Entries with chart source code:
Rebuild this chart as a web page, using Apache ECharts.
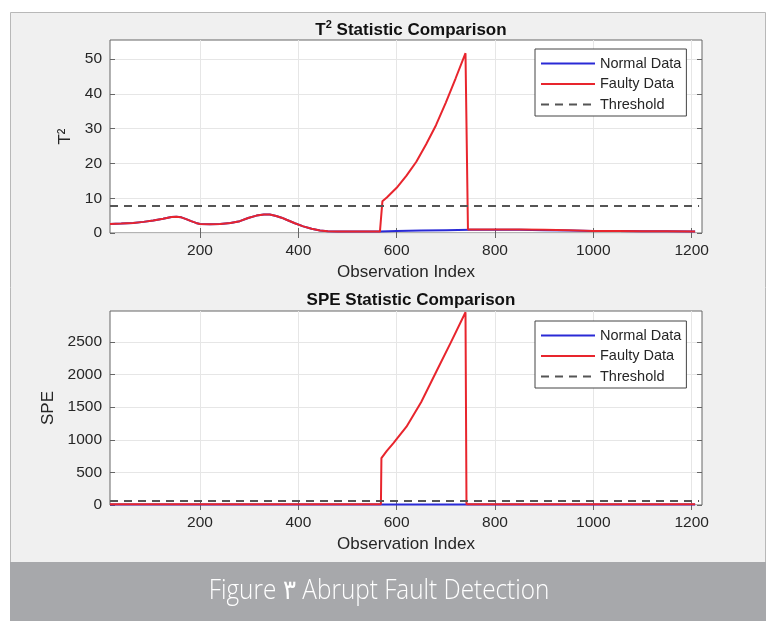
<!DOCTYPE html>
<html>
<head>
<meta charset="utf-8">
<title>Abrupt Fault Detection</title>
<script src="https://cdn.jsdelivr.net/npm/echarts@6.0.0/dist/echarts.min.js"></script>
<style>
  html, body { margin: 0; padding: 0; background: #fff; }
  #chart { width: 776px; height: 621px; }
</style>
</head>
<body>
<div id="chart"></div>
<script>
// tick labels
const xTicks = [200, 400, 600, 800, 1000, 1200]
const t2Ticks = [0, 10, 20, 30, 40, 50]
const speTicks = [0, 500, 1000, 1500, 2000, 2500]

// T^2 statistic
const t2NormalX = [17, 40, 64, 85, 105, 125, 142, 152, 162, 172, 182, 192, 200, 220, 241, 262, 281, 298, 315, 330, 342, 355, 366, 376, 393, 410, 427, 444, 460, 480, 520, 566, 600, 650, 700, 750, 800, 850, 900, 950, 1000, 1050, 1100, 1150, 1207]
const t2NormalY = [2.6, 2.7, 2.9, 3.2, 3.6, 4.1, 4.6, 4.7, 4.5, 4.0, 3.4, 2.9, 2.6, 2.5, 2.6, 2.9, 3.4, 4.3, 5.0, 5.3, 5.3, 4.9, 4.4, 3.8, 2.8, 1.9, 1.2, 0.7, 0.5, 0.4, 0.4, 0.4, 0.6, 0.7, 0.8, 0.9, 0.9, 0.9, 0.8, 0.7, 0.6, 0.6, 0.5, 0.5, 0.4]
const t2FaultyX = [17, 40, 64, 85, 105, 125, 142, 152, 162, 172, 182, 192, 200, 220, 241, 262, 281, 298, 315, 330, 342, 355, 366, 376, 393, 410, 427, 444, 460, 480, 520, 566, 569, 571, 580, 600, 620, 640, 660, 680, 700, 720, 740, 745, 800, 850, 900, 950, 1000, 1050, 1100, 1150, 1207]
const t2FaultyY = [2.6, 2.7, 2.9, 3.2, 3.6, 4.1, 4.6, 4.7, 4.5, 4.0, 3.4, 2.9, 2.6, 2.5, 2.6, 2.9, 3.4, 4.3, 5.0, 5.3, 5.3, 4.9, 4.4, 3.8, 2.8, 1.9, 1.2, 0.7, 0.5, 0.4, 0.4, 0.4, 0.4, 9.1, 10.2, 13.0, 16.5, 20.5, 25.5, 31.0, 37.5, 44.5, 51.7, 1.0, 1.0, 1.0, 0.9, 0.8, 0.6, 0.6, 0.5, 0.5, 0.4]
const t2ThresholdX = [17, 1215]
const t2ThresholdY = [7.8, 7.8]

// SPE statistic
const speNormalX = [17, 300, 569, 742, 1000, 1207]
const speNormalY = [6, 6, 6, 6, 6, 6]
const speFaultyX = [17, 300, 568, 569, 572, 580, 593, 620, 650, 681, 710, 740, 742, 1000, 1207]
const speFaultyY = [10, 10, 10, 720, 740, 830, 946, 1200, 1580, 2050, 2490, 2955, 12, 10, 10]
const speThresholdX = [17, 1215]
const speThresholdY = [60, 60]

const xMin = 17
const xMax = 1221
const font = "'Liberation Sans', Arial, sans-serif"
const textColor = '#262626'
const boxColor = '#666'
const blue = '#2a2ad6'
const red = '#e8252d'
const dashGray = '#555'

function zip(xs, ys) {
  return xs.map((x, i) => [x, ys[i]])
}

// plain numbers, no thousands separator
const plain = (v) => String(v)

function xAxes(gridIndex) {
  return [
    {
      type: 'value', gridIndex, min: xMin, max: xMax, position: 'bottom',
      name: 'Observation Index', nameLocation: 'middle', nameGap: 31,
      nameTextStyle: { fontSize: 17, color: textColor, fontFamily: font },
      axisLine: { show: false },
      axisTick: { inside: true, length: 5, customValues: xTicks, lineStyle: { color: boxColor } },
      axisLabel: { customValues: xTicks, formatter: plain, fontSize: 15.5, color: textColor, margin: 10, fontFamily: font },
      splitLine: { show: true, lineStyle: { color: '#e6e6e6' } },
    },
    {
      type: 'value', gridIndex, min: xMin, max: xMax, position: 'top',
      axisLine: { show: false },
      axisTick: { inside: true, length: 5, customValues: xTicks, lineStyle: { color: boxColor } },
      axisLabel: { show: false },
      splitLine: { show: false },
    },
  ]
}

function yAxes(gridIndex, max, ticks, name, nameGap) {
  return [
    {
      type: 'value', gridIndex, min: 0, max, position: 'left',
      name, nameLocation: 'middle', nameGap, nameRotate: 90,
      nameTextStyle: { fontSize: 17, color: textColor, fontFamily: font },
      axisLine: { show: false },
      axisTick: { inside: true, length: 5, customValues: ticks, lineStyle: { color: boxColor } },
      axisLabel: { customValues: ticks, formatter: plain, fontSize: 15.5, color: textColor, margin: 8, fontFamily: font },
      splitLine: { show: true, lineStyle: { color: '#e6e6e6' } },
    },
    {
      type: 'value', gridIndex, min: 0, max, position: 'right',
      axisLine: { show: false },
      axisTick: { inside: true, length: 5, customValues: ticks, lineStyle: { color: boxColor } },
      axisLabel: { show: false },
      splitLine: { show: false },
    },
  ]
}

function lineSeries(name, axisIdx, xs, ys, color, dashed) {
  return {
    name, type: 'line', xAxisIndex: axisIdx, yAxisIndex: axisIdx,
    data: zip(xs, ys), symbol: 'none', clip: false,
    lineStyle: { color, width: 2, type: dashed ? [8, 6] : 'solid' },
    itemStyle: { color },
  }
}

function legendAt(top) {
  return {
    left: 535, top, orient: 'vertical', selectedMode: false,
    data: ['Normal Data', 'Faulty Data', 'Threshold'],
    itemWidth: 54, itemHeight: 14, itemGap: 5.5,
    padding: [7, 5, 4, 5],
    // line only, hide the marker drawn on it
    itemStyle: { opacity: 0 },
    backgroundColor: '#fff', borderColor: '#444', borderWidth: 1,
    textStyle: { fontSize: 14.5, color: textColor, fontFamily: font },
  }
}

const chart = echarts.init(document.getElementById('chart'))
chart.setOption({
  animation: false,
  backgroundColor: '#fff',
  graphic: [
    { type: 'rect', z: -10, shape: { x: 10.5, y: 12.5, width: 755, height: 550 },
      style: { fill: '#f0f0f0', stroke: '#b8b8b8', lineWidth: 1 } },
    { type: 'rect', z: -9, shape: { x: 10, y: 562, width: 756, height: 59 },
      style: { fill: '#a7a8ab' } },
    { type: 'text', x: 379, y: 591, scaleX: 0.9,
      style: { text: 'Figure ٣ Abrupt Fault Detection', fontSize: 27, fontWeight: 300,
        fontFamily: "'Open Sans', sans-serif", fill: '#fff', align: 'center', verticalAlign: 'middle' } },
  ],
  title: [
    {
      text: '{t|T}{s|2}{t| Statistic Comparison}', left: 406, top: 14, textAlign: 'center',
      textStyle: {
        rich: {
          t: { fontSize: 17, fontWeight: 'bold', fontFamily: font, color: '#111', lineHeight: 22 },
          s: { fontSize: 11, fontWeight: 'bold', fontFamily: font, color: '#111', verticalAlign: 'top', lineHeight: 12 },
        },
      },
    },
    {
      text: 'SPE Statistic Comparison', left: 406, top: 287, textAlign: 'center',
      textStyle: { fontSize: 17, fontWeight: 'bold', fontFamily: font, color: '#111' },
    },
  ],
  legend: [legendAt(49), legendAt(321)],
  grid: [
    { left: 110, top: 40, width: 592, height: 193, show: true, backgroundColor: '#fff', borderColor: boxColor, borderWidth: 1 },
    { left: 110, top: 311, width: 592, height: 194, show: true, backgroundColor: '#fff', borderColor: boxColor, borderWidth: 1 },
  ],
  xAxis: [...xAxes(0), ...xAxes(1)],
  yAxis: [...yAxes(0, 55.5, t2Ticks, 'T²', 25), ...yAxes(1, 2975, speTicks, 'SPE', 40)],
  series: [
    lineSeries('Normal Data', 0, t2NormalX, t2NormalY, blue, false),
    lineSeries('Faulty Data', 0, t2FaultyX, t2FaultyY, red, false),
    lineSeries('Threshold', 0, t2ThresholdX, t2ThresholdY, dashGray, true),
    lineSeries('Normal Data', 2, speNormalX, speNormalY, blue, false),
    lineSeries('Faulty Data', 2, speFaultyX, speFaultyY, red, false),
    lineSeries('Threshold', 2, speThresholdX, speThresholdY, dashGray, true),
  ],
})
</script>
</body>
</html>
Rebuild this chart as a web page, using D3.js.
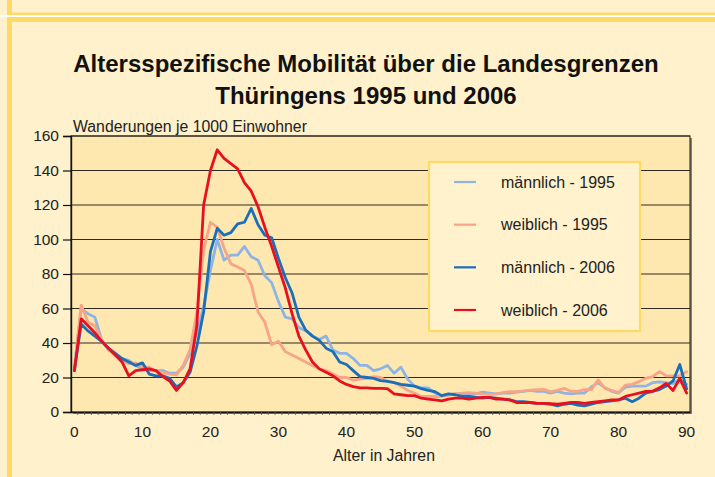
<!DOCTYPE html>
<html><head><meta charset="utf-8">
<script src="https://cdn.jsdelivr.net/npm/d3@7"></script>
<style>body{margin:0;background:#FFF1CB;} svg{display:block;font-family:"Liberation Sans",Arial,sans-serif;}</style>
</head><body>
<svg id="c" width="715" height="477"></svg>
<script>
const ages = d3.range(0, 91);
const yTicks = [0,20,40,60,80,100,120,140,160];
const xTickLabels = [0,10,20,30,40,50,60,70,80,90];
const seriesNames = ["männlich - 1995","weiblich - 1995","männlich - 2006","weiblich - 2006"];
const colors = ["#8DB4E2","#F7A588","#1B6FB8","#E8101E"];

const m1995 = [26,60,57,55,42,36,34,31,30,27,25,24,24,24,22.5,22.5,26,34,46,61,82,100,88,91,91,96,90,88,79,75,64,55,54,49,47,44,42,44,36,34,34,31,27,27,24,25,27,22.5,26,19,15,14,14,11,9.5,10,10.5,10,10,10.5,11.5,11,10.5,11,11,11.5,12,12.5,12,12,11,12,11,10.5,11,11,14.5,17,14,12,11,14.5,15,15,15,17,17.5,17,16.5,19,16];
const w1995 = [25,62,52,50,42,36,33,30,28,28.5,26,26,23.5,23,22,21.5,27,36,58,94,110,107,95,86,84,82,74,58,52,39,41,35,33,31,29,27,25,24,22,20,20,18.5,19,19.5,20.5,20,18,17,15,12.5,11,9,9,9,9,9.8,10.5,11,11.2,11,10.5,10.2,10.5,11.2,11.8,11.8,12.2,12.7,13,13.1,11.8,12.5,13.7,12,12,13,13,18.6,13.7,12.5,11.2,15.6,16,17.6,19.5,20.5,23.4,21,21,21,23.4];
const m2006 = [24,51,47,44,41,37,34,31,29,27,28.5,22,21,21,19.5,14.5,17,23,38,58,93,106.5,102.5,104,109,110,118,108.5,102.5,101,89,78,69,55,47.5,44,41.5,37,35,29,27.5,24,20.5,20,19.5,18.2,17.8,17,16,15.5,15,13.5,12.5,11.8,9.5,10.5,10,9,9,8.5,8,8.5,8,7.5,7,6,6,5.5,5,5,4.5,3.5,4.5,5,4,3.5,4.5,5.5,6,6.5,7,8,6,8,11,12,13,15,18,27.5,13.5];
const w2006 = [24,54,50,46,41,37,33,29,21,24,24.5,25,24,20.5,18,12.5,17,25,50,120,140,152,147,144,141,133,128,119,107,96,84,72,57,44,36,29,25,23,21,18,16,14.7,14,14,13.7,13.7,13.5,10.5,10,9.5,9.5,8,7.5,7,6.5,7.5,8,8,7.5,8,8.5,8.5,7.5,7.5,7,5.5,5.5,5.5,5,5,4.8,4.5,5,5.5,5.5,5,5.5,6,6.5,7,7,9,10,11,12,12,14,16.5,12.5,19.5,11];
const seriesData = [m1995, w1995, m2006, w2006];

const svg = d3.select("#c");
const FONT = "Liberation Sans, Arial, sans-serif";
// page decoration
svg.append("rect").attr("x",0).attr("y",0).attr("width",715).attr("height",477).attr("fill","#FFF1CB");
svg.append("rect").attr("x",7).attr("y",0).attr("width",5).attr("height",15).attr("fill","#FFD966");
svg.append("rect").attr("x",7).attr("y",12.7).attr("width",708).attr("height",2.6).attr("fill","#FFD966");
svg.append("rect").attr("x",0).attr("y",15.3).attr("width",715).attr("height",1.7).attr("fill","#FFFFFF");
svg.append("rect").attr("x",7).attr("y",17).attr("width",708).attr("height",5).attr("fill","#FFD966");
svg.append("rect").attr("x",7).attr("y",17).attr("width",5).attr("height",460).attr("fill","#FFD966");

// title
const title = svg.append("text").attr("text-anchor","middle").attr("font-weight","bold").attr("font-size",24).attr("fill","#111");
title.append("tspan").attr("x",366).attr("y",72).text("Altersspezifische Mobilität über die Landesgrenzen");
title.append("tspan").attr("x",366).attr("y",104).text("Thüringens 1995 und 2006");

const L=71, R=690, T=136, B=412;
const x = d3.scaleBand().domain(ages).range([L,R]);
const xc = a => x(a) + x.bandwidth()/2;
const y = d3.scaleLinear().domain([0,160]).range([B,T]);

// plot area with shadow
svg.append("rect").attr("x",L+2).attr("y",T+2).attr("width",R-L).attr("height",B-T).attr("fill","#8a8270");
svg.append("rect").attr("x",L).attr("y",T).attr("width",R-L).attr("height",B-T).attr("fill","#FFE8B0");

// gridlines
svg.append("g").selectAll("line").data(yTicks.filter(d=>d>0)).join("line")
  .attr("x1",L).attr("x2",R).attr("y1",d=>y(d)).attr("y2",d=>y(d))
  .attr("stroke","#2e2a20").attr("stroke-width",1.1);
svg.append("rect").attr("x",L).attr("y",T).attr("width",R-L).attr("height",B-T).attr("fill","none").attr("stroke","#2e2a20").attr("stroke-width",1.1);

// y axis
const yAxis = d3.axisLeft(y).tickValues(yTicks).tickSize(8).tickPadding(4);
const gy = svg.append("g").attr("transform",`translate(${L},0)`).call(yAxis);
gy.select(".domain").attr("stroke","#111").attr("stroke-width",1.4);
gy.selectAll(".tick line").attr("stroke","#111").attr("stroke-width",1.2);
gy.selectAll("text").attr("font-size",15.5).attr("fill","#222").attr("font-family",FONT);

// x axis
const xAxis = d3.axisBottom(x).tickValues(xTickLabels).tickSize(0).tickPadding(14);
const gx = svg.append("g").attr("transform",`translate(0,${B})`).call(xAxis);
gx.select(".domain").attr("stroke","#111").attr("stroke-width",1.4);
gx.selectAll("text").attr("font-size",15.5).attr("fill","#222").attr("font-family",FONT);
// minor ticks between categories
svg.append("g").selectAll("line").data(ages.slice(1)).join("line")
  .attr("x1",a=>x(a)).attr("x2",a=>x(a)).attr("y1",B).attr("y2",B+3)
  .attr("stroke","#555").attr("stroke-width",0.8);

// axis titles
svg.append("text").attr("x",73).attr("y",132).attr("font-size",15.8).attr("fill","#222").text("Wanderungen je 1000 Einwohner");
svg.append("text").attr("x",384).attr("y",461).attr("text-anchor","middle").attr("font-size",15.8).attr("fill","#222").text("Alter in Jahren");

// lines
const line = d3.line().x((d,i)=>xc(ages[i])).y(d=>y(d)).curve(d3.curveLinear);
seriesData.forEach((s,i)=>{
  svg.append("path").datum(s).attr("d",line).attr("fill","none")
    .attr("stroke",colors[i]).attr("stroke-width",2.8).attr("stroke-linejoin","round").attr("stroke-linecap","round");
});

// legend
const lg = svg.append("g");
lg.append("rect").attr("x",429).attr("y",162).attr("width",211).attr("height",169)
  .attr("fill","#FFF2CC").attr("stroke","#FFD966").attr("stroke-width",2.2);
const legY = d3.scalePoint().domain(seriesNames).range([182,310]);
seriesNames.forEach((n,i)=>{
  lg.append("line").attr("x1",454).attr("x2",476).attr("y1",legY(n)).attr("y2",legY(n))
    .attr("stroke",colors[i]).attr("stroke-width",2.2);
  lg.append("text").attr("x",501).attr("y",legY(n)+5.5).attr("font-size",16).attr("fill","#222").text(n);
});
</script>
</body></html>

- [The exercise]:
Please quote exactly the run of lines that starts the entries and ends at the line containing "const speTicks = [0, 500, 1000, 1500, 2000, 2500]", leaving out every picture.

- [Final result]:
Rebuild this chart as a web page, using Apache ECharts.
<!DOCTYPE html>
<html>
<head>
<meta charset="utf-8">
<title>Abrupt Fault Detection</title>
<script src="https://cdn.jsdelivr.net/npm/echarts@6.0.0/dist/echarts.min.js"></script>
<style>
  html, body { margin: 0; padding: 0; background: #fff; }
  #chart { width: 776px; height: 621px; }
</style>
</head>
<body>
<div id="chart"></div>
<script>
// tick labels
const xTicks = [200, 400, 600, 800, 1000, 1200]
const t2Ticks = [0, 10, 20, 30, 40, 50]
const speTicks = [0, 500, 1000, 1500, 2000, 2500]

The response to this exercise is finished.